§ **Records for processing**

"""

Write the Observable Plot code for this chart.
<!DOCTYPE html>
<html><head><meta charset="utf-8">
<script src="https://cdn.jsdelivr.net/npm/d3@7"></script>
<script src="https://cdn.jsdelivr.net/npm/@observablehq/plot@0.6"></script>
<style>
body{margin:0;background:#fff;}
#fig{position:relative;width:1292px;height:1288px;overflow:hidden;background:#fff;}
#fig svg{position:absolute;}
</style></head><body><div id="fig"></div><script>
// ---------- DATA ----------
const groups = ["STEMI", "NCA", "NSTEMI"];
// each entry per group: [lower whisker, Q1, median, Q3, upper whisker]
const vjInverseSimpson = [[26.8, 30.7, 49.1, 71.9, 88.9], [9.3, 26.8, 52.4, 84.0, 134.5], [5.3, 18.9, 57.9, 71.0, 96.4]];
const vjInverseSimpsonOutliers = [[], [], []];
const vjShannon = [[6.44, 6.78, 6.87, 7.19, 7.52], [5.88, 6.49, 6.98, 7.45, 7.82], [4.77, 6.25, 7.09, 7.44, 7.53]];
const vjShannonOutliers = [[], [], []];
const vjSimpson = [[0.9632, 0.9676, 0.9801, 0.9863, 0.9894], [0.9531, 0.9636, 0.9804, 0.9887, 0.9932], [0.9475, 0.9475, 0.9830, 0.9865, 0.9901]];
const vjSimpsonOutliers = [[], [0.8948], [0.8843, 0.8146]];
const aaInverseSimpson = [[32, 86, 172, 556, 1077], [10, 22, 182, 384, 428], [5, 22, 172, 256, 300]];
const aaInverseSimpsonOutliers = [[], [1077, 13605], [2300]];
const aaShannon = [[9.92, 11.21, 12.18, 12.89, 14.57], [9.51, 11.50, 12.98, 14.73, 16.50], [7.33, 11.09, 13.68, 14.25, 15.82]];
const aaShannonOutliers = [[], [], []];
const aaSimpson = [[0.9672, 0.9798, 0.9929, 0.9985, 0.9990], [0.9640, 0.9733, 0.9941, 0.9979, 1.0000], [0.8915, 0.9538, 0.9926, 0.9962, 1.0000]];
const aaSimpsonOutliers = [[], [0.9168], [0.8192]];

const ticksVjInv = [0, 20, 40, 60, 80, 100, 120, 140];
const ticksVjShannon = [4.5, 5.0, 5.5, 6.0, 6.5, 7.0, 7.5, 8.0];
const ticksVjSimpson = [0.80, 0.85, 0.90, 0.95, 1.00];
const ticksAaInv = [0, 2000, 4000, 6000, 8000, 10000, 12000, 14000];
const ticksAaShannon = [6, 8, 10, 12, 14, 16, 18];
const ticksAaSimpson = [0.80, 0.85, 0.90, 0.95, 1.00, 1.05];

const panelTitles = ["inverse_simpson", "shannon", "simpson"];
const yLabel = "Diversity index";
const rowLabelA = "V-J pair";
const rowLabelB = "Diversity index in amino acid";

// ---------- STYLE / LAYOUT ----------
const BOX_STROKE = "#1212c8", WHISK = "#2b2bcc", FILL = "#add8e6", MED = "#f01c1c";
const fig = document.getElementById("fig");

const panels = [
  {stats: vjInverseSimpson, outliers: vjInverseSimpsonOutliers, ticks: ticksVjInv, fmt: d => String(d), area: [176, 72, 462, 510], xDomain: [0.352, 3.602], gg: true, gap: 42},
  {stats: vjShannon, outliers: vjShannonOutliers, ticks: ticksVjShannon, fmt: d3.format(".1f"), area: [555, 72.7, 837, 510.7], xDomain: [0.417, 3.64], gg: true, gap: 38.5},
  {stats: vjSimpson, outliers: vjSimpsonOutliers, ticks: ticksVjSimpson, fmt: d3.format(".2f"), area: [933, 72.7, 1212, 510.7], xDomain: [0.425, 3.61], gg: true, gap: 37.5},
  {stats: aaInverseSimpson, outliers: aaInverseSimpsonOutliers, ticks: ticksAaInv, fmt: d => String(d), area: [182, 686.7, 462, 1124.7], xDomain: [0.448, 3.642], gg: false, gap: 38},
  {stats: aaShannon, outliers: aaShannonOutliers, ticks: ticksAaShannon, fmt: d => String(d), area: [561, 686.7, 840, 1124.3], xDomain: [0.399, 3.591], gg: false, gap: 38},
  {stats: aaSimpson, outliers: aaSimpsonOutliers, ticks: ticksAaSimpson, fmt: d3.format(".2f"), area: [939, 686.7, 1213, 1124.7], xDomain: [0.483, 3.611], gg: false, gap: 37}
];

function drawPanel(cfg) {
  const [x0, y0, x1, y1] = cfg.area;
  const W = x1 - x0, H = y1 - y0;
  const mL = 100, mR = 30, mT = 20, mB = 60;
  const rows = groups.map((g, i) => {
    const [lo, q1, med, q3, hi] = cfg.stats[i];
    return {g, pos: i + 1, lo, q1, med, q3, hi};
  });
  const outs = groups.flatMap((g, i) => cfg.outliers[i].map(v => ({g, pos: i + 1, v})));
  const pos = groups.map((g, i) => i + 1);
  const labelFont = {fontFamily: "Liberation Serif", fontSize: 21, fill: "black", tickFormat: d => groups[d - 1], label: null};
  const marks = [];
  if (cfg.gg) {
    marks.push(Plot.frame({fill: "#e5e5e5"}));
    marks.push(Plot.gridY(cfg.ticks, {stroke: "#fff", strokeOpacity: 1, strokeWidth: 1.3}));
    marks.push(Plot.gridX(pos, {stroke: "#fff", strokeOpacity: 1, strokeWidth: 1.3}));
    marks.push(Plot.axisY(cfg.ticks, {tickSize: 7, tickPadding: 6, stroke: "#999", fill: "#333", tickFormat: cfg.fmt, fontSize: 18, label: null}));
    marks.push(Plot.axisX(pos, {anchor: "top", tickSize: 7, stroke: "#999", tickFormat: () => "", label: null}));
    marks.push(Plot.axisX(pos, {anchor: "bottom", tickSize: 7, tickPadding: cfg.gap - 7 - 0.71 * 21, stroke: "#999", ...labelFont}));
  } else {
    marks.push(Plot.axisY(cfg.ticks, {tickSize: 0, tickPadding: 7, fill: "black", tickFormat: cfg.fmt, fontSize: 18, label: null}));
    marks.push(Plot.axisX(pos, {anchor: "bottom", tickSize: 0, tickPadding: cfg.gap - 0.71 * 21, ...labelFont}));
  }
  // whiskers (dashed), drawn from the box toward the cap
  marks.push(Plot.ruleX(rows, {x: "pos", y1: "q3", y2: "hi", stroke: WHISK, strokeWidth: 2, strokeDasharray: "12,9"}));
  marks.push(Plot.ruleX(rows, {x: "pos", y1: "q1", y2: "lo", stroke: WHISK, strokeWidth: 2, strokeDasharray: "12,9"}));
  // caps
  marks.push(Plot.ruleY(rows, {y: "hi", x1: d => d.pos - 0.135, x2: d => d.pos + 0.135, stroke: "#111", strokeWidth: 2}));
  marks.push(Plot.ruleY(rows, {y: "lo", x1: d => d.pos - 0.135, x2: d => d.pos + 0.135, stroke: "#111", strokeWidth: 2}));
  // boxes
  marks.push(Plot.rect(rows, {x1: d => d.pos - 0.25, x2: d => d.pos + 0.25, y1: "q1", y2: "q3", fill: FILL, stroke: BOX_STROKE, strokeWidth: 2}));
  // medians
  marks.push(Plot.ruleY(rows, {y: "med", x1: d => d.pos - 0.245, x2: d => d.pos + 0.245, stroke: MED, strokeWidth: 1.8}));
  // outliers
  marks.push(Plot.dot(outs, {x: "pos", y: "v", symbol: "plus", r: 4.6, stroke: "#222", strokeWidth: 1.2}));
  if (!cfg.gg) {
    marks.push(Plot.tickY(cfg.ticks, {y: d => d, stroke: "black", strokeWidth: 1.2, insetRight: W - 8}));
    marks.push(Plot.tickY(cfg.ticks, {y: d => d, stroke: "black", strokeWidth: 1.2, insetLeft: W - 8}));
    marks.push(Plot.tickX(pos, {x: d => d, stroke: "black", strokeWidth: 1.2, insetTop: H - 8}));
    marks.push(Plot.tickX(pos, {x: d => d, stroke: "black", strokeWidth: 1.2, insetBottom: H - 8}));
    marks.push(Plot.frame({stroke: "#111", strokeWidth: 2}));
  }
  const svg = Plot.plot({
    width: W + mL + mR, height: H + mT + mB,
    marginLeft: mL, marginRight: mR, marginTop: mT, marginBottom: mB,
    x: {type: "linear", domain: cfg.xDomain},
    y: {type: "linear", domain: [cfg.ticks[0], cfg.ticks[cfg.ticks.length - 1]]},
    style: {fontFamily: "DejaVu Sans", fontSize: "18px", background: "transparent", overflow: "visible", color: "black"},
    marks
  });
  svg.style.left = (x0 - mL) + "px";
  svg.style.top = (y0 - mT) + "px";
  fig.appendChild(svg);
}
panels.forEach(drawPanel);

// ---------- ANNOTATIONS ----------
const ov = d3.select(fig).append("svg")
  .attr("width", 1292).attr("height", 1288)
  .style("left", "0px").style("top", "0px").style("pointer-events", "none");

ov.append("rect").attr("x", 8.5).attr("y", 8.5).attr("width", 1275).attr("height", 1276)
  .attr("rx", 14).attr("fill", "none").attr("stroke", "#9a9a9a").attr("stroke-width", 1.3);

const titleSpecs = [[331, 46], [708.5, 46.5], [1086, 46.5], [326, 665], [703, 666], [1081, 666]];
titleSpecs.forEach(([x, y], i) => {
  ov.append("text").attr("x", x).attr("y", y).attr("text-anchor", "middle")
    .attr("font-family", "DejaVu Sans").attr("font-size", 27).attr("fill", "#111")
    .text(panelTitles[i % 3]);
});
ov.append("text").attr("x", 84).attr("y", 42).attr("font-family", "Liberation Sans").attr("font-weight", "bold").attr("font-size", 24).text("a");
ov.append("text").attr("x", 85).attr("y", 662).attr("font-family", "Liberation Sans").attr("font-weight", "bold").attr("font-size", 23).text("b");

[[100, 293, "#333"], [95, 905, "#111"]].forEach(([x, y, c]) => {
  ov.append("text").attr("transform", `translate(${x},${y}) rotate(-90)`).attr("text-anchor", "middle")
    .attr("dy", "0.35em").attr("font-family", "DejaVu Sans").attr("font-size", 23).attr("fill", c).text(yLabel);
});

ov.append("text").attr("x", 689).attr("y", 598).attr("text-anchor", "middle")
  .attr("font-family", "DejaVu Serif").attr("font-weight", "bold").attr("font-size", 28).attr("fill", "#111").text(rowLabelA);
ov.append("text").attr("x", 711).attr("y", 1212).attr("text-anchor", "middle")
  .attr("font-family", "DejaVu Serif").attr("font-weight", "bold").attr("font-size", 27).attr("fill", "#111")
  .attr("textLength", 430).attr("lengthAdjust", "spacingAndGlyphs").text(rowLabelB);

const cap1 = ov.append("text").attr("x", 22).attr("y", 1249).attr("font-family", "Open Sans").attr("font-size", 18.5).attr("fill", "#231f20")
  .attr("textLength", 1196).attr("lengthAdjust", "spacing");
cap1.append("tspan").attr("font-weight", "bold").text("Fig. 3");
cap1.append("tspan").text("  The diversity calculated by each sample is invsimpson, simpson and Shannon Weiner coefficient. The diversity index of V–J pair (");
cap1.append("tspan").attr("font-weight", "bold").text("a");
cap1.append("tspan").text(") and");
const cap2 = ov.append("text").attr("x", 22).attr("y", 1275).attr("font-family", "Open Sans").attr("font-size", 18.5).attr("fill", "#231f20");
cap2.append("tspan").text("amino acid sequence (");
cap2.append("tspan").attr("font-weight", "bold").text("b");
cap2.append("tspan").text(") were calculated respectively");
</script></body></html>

"""
"""

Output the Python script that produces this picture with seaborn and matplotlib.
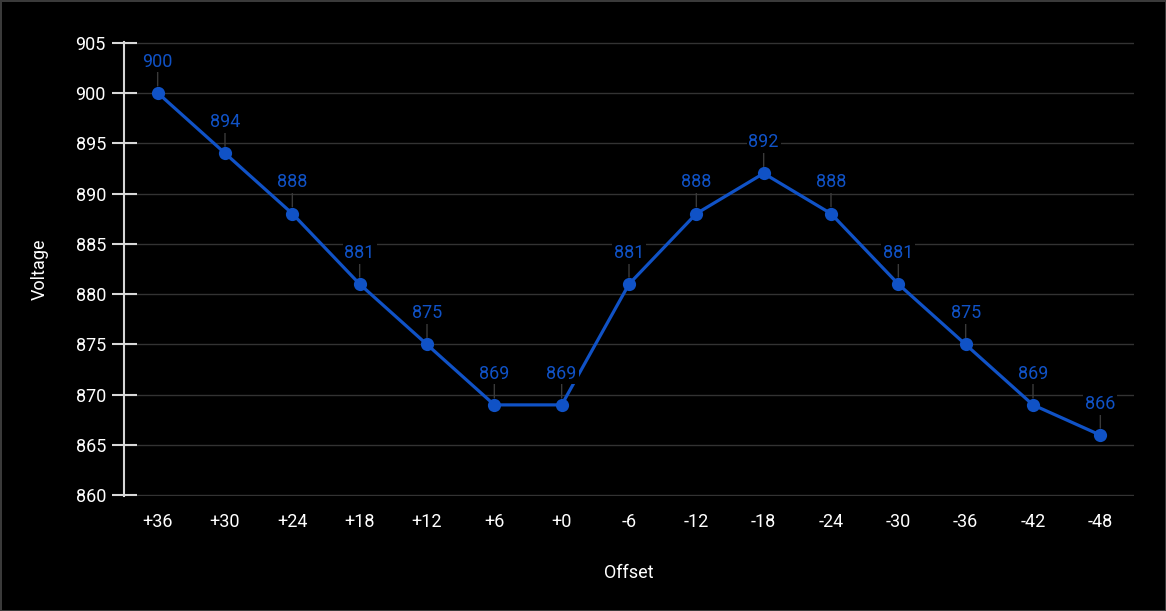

"""
"""

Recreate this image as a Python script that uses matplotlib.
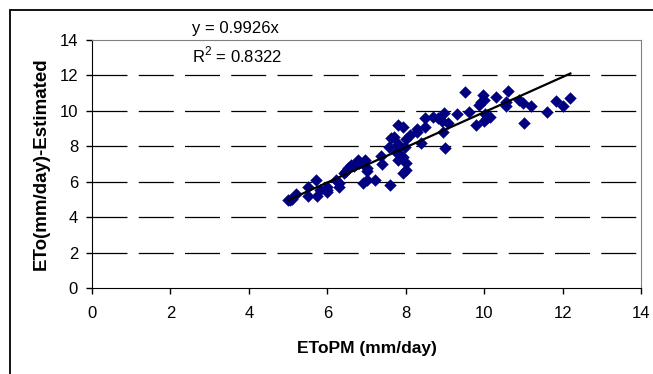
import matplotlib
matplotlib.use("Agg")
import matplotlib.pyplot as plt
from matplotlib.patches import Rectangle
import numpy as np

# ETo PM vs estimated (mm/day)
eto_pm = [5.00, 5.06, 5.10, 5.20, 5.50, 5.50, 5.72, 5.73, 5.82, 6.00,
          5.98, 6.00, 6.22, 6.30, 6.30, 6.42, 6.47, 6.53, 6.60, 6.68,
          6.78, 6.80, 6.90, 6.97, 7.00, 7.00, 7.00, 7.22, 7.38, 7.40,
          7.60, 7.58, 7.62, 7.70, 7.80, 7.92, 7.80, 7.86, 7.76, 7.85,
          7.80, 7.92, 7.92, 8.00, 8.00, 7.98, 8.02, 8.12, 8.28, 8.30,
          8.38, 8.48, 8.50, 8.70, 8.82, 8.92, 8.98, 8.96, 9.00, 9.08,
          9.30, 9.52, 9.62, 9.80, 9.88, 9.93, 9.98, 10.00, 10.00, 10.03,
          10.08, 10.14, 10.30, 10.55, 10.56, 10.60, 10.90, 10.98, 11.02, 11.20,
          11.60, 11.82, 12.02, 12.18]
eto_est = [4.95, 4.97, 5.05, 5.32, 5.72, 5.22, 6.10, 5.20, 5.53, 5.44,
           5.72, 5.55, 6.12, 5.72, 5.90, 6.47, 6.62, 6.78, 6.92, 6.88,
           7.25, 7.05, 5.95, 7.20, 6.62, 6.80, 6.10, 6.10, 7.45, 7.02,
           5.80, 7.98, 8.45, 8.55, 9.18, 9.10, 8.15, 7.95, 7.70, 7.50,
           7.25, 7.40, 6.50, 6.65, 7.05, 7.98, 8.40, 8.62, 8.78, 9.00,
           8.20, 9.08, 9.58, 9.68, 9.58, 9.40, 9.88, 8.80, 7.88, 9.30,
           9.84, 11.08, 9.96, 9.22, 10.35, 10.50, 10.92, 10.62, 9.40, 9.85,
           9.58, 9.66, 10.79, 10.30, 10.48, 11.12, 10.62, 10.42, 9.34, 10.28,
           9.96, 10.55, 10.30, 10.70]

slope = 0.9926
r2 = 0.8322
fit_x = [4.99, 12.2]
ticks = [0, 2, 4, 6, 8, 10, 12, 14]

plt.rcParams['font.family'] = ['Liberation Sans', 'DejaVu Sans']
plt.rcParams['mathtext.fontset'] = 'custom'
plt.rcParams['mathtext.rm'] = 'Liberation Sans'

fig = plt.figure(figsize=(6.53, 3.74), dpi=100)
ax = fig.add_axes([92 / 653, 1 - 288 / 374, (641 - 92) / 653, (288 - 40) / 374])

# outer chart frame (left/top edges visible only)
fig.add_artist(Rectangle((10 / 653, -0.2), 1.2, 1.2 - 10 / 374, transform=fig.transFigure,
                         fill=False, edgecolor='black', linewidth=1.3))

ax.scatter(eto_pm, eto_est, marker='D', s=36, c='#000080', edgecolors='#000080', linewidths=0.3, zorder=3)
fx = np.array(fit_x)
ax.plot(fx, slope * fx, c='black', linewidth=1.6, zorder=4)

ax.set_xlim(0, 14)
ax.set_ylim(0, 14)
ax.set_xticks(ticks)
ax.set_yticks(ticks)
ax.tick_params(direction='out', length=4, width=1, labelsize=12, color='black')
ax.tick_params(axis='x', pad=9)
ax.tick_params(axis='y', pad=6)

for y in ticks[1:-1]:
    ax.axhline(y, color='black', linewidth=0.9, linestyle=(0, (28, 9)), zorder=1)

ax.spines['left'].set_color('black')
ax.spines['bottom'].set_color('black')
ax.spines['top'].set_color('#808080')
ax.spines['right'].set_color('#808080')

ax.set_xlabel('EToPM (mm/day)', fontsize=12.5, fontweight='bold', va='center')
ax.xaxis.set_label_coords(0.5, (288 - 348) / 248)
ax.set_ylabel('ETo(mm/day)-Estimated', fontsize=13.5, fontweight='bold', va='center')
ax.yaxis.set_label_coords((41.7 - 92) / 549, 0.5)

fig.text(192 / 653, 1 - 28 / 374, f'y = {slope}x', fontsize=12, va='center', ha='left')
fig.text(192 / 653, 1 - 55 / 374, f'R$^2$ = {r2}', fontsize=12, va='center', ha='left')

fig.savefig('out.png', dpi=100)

"""

Omit all pictures and repeat exactly the lines from the one containing "Recreate this image" through the one containing "import numpy as np", ends included, with nothing added.

Recreate this image as a Python script that uses matplotlib.
import matplotlib
matplotlib.use("Agg")
import matplotlib.pyplot as plt
from matplotlib.patches import Rectangle
import numpy as np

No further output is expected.